On one hand, I try to imagine how I would respond to this situation if this were my son. But that really doesn’t compare because my son is a normal kid, and I’m a normal parent. Mary, on the other hand, knew that Jesus was God’s Son, that he was special and different. Maybe this wasn’t the first instance of Jesus doing something odd and acting like it was completely normal. In any case, it seems that Mary and Joseph exercised a rare kind of patience with their son that was equal to the moment and met Jesus where he was.
Where Jesus was, in this moment and so many others, was in his father’s house. One of the things we learn about Jesus is that the temple was immensely important to him. He was carried into the temple before he could walk when he was presented to the Lord and recognized as Israel’s redeemer by Simeon and Anna (Luke 2:22-24). He, apparently, like to hang out there and ask questions of the scribes and elders. When Jesus visited the temple years later, Jesus threw the money changers out and turned over the tables of those who were selling things there. And he quoted Isaiah 56:7 and Jeremiah 7:11, saying, “My house will be a house of prayer, but you have made it a hideout for crooks” (Luke 19:46 CEB).

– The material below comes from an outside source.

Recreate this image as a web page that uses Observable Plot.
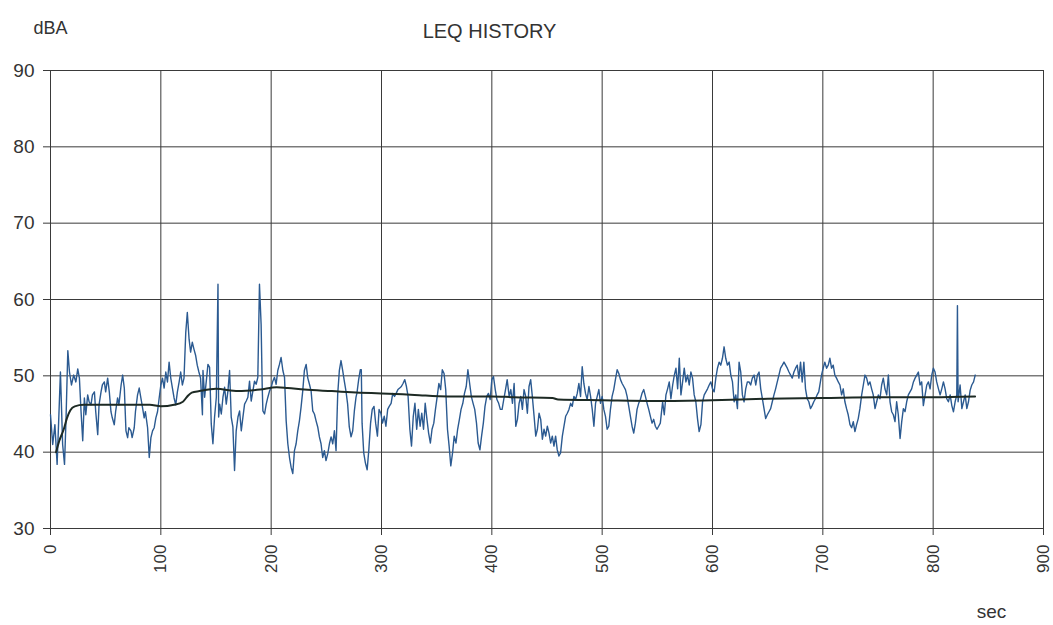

Jesus called it his house, because his father’s house was his home, too. And what was going on in his house necessarily demanded his attention. “Didn’t you know,” Jesus said to his mother, “that it was necessary for me to be in my father’s house?”
I’d posit that it’s necessary for us to be in God’s house, too. We need to be present in God’s house so that we can mature and grow in perfection. God’s grace is necessary for us to grow, and that necessarily requires something of us.
Here’s the curious thing—at least it might seem a curious thing to us: even Jesus matured. Even Jesus grew in perfection. Even Jesus needed to be in the temple to worship God. Even Jesus went to the synagogue every Sabbath day, as the Gospel reminds us in Luke 4:16.
The fact that Jesus “matured in wisdom and years, and in favor with God and with people” (Luke 2:52 CEB) wasn’t some miraculous event that just happened, it was due to the practice of his faith! He was in the temple. He was an observant Jew from a family of observant Jews who went to temple during the pilgrim festivals, and to the synagogue every Sabbath. It was important to Jesus to be in God’s house. Jesus grew steadily from his religious roots, not in spite of them. There is no such thing as being either a Jew or a Christian apart from the community of faith!
John Wesley saw this text as evidence for practical divinity, that growth in holiness is a process that requires progress. Jesus, though he was already perfect, continued to grow in perfection. If even the perfect Son of God had to mature and grow, it plainly follows that even the purest and most seasoned of Christians have room to mature, too. Isn’t that why we come to this place every week?
I’m glad you’re here to worship God on this typically low-attendance Sunday. Maybe you know why you decided to come or, maybe, you don’t really know. Maybe you just felt compelled by some inner-necessity to be in God’s house today with your extended family and friends. Whatever got you here, your presence on such a day suggests that your faith is important to you, and that—like Jesus—you know you have room to mature.
Which, if you think about it, is a rather mature insight.
In the name of the Father, and of the Son, and of the Holy Spirit, Amen!